## PROBLEM TO WORK ON
Repeat verbatim only the lines from the opening of the material below through the one that contains "1.5, 1.75, 2.0];".

_ _ _ _ _

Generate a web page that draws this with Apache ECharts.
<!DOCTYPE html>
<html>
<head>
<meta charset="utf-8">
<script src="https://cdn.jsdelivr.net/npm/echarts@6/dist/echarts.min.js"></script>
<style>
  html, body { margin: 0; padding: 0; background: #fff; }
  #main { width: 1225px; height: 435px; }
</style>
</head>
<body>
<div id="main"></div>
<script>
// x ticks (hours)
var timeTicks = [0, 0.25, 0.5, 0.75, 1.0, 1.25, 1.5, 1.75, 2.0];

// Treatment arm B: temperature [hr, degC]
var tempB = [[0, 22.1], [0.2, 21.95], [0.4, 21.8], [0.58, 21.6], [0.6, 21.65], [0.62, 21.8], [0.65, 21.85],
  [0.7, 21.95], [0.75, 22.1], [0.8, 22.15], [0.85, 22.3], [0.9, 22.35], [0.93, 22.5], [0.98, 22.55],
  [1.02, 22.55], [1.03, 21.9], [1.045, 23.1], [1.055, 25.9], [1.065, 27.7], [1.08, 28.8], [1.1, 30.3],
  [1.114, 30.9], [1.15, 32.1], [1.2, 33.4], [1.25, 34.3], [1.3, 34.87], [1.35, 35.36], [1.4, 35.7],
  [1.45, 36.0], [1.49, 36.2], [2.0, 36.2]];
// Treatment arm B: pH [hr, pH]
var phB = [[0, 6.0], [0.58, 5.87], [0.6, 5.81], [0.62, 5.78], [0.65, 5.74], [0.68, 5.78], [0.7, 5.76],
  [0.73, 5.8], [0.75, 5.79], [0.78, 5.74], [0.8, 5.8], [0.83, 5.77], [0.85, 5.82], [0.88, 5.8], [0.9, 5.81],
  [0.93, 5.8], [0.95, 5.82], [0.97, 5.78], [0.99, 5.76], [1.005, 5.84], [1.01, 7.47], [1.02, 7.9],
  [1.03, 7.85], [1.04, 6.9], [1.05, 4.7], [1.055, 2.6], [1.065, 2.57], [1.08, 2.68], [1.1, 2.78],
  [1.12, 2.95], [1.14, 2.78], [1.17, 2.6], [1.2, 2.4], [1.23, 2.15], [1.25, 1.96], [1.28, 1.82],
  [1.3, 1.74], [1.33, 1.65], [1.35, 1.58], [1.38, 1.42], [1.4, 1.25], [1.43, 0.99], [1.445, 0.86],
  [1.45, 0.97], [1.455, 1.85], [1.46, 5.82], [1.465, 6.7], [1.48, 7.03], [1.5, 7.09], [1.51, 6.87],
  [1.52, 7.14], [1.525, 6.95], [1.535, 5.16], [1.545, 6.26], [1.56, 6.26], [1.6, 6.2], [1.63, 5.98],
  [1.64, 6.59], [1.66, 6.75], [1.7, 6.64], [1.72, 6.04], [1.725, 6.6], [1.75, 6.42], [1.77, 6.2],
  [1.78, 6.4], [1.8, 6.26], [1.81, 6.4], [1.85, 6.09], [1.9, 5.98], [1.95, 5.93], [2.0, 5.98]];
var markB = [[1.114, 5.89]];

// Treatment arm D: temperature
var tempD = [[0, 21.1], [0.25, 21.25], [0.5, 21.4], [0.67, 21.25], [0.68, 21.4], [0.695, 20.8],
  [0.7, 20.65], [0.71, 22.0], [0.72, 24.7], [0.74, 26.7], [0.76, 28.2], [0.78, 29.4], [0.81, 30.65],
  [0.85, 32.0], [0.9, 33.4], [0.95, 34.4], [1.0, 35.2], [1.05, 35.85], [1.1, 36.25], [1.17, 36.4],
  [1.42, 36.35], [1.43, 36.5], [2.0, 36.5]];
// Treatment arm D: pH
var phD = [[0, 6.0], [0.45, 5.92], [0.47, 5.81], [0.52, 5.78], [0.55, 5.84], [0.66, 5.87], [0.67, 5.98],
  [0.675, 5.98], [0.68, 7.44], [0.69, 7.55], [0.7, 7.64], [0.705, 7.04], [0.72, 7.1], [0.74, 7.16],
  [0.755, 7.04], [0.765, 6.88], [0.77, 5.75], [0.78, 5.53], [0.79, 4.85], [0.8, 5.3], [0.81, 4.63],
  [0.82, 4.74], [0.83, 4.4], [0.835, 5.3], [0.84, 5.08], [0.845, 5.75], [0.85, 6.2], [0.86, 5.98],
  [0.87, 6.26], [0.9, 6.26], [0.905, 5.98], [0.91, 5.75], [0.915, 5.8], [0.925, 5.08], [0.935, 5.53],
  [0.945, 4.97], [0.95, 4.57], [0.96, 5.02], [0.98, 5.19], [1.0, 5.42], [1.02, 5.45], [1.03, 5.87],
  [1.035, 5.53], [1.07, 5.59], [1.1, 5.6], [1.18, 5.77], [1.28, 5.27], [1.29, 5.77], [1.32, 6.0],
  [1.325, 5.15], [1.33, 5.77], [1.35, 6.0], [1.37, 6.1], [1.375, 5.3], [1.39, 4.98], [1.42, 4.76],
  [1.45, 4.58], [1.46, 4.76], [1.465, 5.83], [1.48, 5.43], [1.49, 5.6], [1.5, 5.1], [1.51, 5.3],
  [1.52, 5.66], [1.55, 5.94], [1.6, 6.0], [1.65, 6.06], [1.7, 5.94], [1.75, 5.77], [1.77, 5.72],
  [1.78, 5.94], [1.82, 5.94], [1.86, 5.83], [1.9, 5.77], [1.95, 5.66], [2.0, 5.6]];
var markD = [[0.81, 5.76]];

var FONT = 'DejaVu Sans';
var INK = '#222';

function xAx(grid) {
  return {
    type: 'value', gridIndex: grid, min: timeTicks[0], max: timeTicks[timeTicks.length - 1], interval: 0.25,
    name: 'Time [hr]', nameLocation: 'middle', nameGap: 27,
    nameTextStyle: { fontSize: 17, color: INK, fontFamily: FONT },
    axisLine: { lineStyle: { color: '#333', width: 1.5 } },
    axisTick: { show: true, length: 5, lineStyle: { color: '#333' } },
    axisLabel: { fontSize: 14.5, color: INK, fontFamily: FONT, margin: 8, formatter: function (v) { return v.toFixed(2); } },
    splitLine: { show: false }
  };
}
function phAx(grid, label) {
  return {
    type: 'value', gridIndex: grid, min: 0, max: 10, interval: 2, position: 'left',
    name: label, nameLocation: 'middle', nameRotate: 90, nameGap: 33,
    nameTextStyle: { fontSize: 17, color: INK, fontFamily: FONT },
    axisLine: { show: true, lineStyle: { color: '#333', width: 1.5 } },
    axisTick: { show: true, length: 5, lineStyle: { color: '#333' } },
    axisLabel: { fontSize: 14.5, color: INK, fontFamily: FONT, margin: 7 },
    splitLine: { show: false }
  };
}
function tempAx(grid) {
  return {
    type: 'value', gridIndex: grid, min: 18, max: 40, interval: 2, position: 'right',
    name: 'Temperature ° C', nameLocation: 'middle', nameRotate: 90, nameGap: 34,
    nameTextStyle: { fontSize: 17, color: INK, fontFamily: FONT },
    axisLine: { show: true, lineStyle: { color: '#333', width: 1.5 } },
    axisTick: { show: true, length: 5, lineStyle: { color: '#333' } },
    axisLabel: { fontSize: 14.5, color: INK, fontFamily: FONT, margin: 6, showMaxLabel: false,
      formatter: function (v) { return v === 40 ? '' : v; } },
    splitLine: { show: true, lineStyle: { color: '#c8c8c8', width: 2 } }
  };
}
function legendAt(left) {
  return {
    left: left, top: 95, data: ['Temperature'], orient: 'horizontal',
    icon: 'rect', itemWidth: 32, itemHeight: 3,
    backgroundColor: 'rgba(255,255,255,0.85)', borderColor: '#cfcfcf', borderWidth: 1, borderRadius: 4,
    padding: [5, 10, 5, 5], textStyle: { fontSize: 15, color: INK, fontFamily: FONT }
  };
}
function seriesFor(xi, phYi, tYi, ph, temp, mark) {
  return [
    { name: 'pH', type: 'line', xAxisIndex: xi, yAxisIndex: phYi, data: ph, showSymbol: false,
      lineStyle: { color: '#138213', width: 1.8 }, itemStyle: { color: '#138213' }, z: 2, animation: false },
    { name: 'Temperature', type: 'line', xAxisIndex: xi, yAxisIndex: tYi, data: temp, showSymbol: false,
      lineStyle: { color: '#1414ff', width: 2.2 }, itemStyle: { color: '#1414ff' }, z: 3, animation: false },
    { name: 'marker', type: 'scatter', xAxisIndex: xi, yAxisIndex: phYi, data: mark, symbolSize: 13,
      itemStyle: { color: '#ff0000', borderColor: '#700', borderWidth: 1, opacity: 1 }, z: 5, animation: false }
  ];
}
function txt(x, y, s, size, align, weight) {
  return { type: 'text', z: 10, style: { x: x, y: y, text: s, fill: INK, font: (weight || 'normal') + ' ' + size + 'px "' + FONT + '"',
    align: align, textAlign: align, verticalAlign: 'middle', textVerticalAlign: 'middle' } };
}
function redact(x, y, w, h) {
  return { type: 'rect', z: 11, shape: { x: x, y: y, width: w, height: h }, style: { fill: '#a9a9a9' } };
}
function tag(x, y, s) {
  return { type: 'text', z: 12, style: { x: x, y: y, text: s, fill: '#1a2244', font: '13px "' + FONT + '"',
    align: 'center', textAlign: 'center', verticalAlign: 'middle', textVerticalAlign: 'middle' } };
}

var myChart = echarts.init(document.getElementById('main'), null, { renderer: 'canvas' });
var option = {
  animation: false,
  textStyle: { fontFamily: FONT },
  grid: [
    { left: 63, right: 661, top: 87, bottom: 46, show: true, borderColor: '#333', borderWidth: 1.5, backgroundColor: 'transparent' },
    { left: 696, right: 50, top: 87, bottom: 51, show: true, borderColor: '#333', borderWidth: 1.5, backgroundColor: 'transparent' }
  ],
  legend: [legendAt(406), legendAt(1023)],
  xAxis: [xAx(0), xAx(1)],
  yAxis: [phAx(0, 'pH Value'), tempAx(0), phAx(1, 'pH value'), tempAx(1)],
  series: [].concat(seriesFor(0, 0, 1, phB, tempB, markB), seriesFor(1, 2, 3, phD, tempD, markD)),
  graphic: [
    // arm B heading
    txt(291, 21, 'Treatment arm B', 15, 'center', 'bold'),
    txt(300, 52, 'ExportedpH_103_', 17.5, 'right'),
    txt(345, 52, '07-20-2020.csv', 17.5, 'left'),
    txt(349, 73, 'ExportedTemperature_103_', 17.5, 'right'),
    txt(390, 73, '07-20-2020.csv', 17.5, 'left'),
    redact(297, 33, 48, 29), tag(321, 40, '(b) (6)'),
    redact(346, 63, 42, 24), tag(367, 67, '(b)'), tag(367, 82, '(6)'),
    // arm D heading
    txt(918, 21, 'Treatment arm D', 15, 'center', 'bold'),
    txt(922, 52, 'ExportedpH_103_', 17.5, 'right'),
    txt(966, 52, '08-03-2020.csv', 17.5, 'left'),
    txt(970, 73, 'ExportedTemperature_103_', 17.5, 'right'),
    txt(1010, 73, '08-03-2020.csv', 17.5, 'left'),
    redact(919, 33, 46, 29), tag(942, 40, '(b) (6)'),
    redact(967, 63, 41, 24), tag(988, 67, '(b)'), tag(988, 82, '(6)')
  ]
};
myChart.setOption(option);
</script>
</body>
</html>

_ _ _ _ _

## TASK RESULT
Generate a web page that draws this with Apache ECharts.
<!DOCTYPE html>
<html>
<head>
<meta charset="utf-8">
<script src="https://cdn.jsdelivr.net/npm/echarts@6/dist/echarts.min.js"></script>
<style>
  html, body { margin: 0; padding: 0; background: #fff; }
  #main { width: 1225px; height: 435px; }
</style>
</head>
<body>
<div id="main"></div>
<script>
// x ticks (hours)
var timeTicks = [0, 0.25, 0.5, 0.75, 1.0, 1.25, 1.5, 1.75, 2.0];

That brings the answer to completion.